# What you will do
Give nothing except the number of lines containing the word "this".

Plotting code records

:::::

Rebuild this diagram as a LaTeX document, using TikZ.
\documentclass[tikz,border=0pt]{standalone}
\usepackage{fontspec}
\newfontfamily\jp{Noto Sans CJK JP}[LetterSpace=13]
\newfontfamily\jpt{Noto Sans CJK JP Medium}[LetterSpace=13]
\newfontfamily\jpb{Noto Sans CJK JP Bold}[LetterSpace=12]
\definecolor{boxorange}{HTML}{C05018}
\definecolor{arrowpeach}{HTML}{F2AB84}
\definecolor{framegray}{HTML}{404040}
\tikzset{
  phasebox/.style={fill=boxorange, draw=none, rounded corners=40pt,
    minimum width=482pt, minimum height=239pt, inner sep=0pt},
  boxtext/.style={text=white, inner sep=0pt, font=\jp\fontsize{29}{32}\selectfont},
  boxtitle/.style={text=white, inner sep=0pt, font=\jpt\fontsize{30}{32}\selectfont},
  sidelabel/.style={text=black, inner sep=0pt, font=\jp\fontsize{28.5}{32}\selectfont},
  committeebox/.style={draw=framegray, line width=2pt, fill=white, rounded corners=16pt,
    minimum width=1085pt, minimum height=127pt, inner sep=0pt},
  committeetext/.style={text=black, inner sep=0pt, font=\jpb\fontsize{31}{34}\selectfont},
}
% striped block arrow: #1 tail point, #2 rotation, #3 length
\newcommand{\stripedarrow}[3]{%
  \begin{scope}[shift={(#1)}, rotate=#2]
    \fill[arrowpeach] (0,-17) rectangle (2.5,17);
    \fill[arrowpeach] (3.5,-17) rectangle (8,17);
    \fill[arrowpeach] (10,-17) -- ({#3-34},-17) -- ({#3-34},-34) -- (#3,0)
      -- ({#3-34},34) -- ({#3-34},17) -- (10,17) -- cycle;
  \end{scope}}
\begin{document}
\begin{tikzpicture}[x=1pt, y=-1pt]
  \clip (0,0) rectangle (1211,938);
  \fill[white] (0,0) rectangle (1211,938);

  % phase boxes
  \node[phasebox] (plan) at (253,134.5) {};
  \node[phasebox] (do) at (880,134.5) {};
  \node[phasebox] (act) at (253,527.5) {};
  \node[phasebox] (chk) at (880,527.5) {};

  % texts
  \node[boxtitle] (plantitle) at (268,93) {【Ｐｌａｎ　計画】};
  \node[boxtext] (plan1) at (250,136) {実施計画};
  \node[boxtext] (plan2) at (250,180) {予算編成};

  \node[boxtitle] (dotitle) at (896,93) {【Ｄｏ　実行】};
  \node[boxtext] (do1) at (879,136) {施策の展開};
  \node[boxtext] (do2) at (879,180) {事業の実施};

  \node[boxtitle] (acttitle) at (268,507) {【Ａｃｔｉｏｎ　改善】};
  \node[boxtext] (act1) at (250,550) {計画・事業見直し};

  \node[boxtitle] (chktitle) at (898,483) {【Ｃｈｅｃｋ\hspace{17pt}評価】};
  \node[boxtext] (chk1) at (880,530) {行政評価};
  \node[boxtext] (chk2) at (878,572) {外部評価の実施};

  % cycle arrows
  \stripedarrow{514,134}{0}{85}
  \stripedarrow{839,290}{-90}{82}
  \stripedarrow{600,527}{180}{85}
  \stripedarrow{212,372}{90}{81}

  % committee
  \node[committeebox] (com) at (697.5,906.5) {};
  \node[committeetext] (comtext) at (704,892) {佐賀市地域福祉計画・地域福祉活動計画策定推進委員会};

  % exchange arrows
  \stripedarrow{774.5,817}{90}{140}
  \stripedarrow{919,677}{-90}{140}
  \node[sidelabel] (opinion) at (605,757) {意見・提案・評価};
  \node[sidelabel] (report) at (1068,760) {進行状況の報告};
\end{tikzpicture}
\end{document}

:::::

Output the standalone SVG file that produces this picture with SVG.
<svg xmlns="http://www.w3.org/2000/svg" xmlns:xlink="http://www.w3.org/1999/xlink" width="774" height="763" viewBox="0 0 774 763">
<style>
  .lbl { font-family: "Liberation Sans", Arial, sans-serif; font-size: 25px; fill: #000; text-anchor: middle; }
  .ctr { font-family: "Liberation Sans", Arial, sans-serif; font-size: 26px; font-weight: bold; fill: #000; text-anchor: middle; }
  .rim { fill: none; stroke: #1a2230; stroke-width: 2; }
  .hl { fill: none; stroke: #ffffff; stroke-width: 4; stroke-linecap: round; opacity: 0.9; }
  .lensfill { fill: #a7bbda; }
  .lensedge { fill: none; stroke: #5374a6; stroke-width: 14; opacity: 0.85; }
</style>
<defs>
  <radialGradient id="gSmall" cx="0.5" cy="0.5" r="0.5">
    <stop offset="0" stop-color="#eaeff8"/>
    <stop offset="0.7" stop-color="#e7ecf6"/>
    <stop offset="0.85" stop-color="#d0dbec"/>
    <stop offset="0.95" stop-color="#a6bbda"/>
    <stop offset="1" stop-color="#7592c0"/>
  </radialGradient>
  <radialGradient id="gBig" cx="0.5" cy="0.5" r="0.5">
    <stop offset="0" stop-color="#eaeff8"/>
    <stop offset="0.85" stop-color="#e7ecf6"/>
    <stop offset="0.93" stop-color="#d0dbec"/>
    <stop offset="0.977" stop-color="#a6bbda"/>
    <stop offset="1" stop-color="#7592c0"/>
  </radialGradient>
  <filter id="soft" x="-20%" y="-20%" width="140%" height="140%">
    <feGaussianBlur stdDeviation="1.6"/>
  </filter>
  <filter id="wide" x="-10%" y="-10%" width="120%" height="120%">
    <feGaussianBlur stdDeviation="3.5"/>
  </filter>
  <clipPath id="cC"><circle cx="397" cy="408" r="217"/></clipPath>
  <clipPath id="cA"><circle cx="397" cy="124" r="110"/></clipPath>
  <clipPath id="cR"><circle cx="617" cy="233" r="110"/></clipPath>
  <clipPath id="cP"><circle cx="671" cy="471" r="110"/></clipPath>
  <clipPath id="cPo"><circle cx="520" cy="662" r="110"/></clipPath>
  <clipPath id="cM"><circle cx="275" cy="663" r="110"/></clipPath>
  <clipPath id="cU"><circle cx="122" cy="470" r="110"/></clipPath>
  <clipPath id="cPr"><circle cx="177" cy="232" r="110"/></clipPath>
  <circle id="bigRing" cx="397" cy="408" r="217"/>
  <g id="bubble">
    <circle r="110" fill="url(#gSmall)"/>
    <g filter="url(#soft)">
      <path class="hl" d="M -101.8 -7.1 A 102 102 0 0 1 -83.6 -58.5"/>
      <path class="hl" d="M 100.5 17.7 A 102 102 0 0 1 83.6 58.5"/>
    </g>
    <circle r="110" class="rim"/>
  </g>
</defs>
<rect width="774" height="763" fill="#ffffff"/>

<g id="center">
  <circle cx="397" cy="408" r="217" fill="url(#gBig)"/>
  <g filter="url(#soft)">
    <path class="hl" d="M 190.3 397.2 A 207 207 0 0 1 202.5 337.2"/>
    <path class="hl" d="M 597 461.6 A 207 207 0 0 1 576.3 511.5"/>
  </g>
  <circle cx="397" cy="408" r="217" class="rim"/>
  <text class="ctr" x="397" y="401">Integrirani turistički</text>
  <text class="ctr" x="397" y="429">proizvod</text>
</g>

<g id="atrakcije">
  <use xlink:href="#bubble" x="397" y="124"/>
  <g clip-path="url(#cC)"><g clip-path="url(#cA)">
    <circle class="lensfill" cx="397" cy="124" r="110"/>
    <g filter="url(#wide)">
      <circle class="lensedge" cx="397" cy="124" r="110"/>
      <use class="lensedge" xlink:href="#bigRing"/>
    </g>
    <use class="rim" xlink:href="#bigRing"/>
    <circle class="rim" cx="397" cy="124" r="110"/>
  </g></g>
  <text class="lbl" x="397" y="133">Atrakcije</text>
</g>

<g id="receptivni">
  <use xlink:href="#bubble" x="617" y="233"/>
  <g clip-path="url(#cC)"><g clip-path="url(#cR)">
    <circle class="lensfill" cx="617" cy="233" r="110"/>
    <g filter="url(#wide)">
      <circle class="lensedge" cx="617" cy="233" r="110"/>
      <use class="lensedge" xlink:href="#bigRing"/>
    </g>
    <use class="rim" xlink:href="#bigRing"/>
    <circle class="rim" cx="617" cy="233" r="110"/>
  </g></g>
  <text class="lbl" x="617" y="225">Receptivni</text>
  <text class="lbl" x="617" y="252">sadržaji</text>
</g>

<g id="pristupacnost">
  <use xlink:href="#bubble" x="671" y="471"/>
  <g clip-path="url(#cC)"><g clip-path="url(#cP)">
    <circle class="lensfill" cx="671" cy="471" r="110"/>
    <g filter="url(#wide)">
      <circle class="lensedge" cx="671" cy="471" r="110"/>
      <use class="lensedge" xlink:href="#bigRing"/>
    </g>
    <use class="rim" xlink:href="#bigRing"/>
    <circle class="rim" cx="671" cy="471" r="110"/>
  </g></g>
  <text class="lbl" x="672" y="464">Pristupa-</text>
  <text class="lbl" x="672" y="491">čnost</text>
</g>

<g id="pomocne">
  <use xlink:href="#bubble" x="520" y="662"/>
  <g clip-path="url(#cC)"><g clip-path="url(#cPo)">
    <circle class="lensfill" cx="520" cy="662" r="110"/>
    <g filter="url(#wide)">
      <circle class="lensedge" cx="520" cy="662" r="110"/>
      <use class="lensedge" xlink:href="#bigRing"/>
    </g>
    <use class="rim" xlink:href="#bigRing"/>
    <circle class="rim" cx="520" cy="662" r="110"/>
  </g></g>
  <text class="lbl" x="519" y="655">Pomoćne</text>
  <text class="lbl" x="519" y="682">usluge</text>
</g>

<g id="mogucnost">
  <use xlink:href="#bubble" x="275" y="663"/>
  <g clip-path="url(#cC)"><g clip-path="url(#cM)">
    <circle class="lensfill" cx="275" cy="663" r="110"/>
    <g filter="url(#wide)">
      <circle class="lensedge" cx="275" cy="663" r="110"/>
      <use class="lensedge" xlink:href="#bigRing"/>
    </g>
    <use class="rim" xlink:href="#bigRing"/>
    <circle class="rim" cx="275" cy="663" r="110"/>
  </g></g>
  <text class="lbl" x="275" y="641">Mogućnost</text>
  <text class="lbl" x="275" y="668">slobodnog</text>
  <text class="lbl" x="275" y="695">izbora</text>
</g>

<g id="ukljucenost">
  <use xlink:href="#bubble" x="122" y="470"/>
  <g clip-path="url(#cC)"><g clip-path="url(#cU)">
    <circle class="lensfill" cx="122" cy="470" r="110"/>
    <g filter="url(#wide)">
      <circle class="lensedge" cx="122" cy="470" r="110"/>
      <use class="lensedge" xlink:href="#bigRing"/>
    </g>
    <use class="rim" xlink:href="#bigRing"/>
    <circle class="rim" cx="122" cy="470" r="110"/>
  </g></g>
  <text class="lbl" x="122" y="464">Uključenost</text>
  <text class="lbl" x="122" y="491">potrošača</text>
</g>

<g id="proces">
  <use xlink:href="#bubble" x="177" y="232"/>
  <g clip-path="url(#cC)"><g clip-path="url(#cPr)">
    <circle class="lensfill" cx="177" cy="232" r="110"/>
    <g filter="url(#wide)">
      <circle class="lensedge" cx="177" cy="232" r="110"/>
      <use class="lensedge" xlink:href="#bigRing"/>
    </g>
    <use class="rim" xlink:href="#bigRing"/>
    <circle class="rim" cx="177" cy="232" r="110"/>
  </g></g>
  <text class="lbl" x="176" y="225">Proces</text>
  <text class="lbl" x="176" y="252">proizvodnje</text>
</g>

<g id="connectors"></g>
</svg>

:::::

# Complete answer
2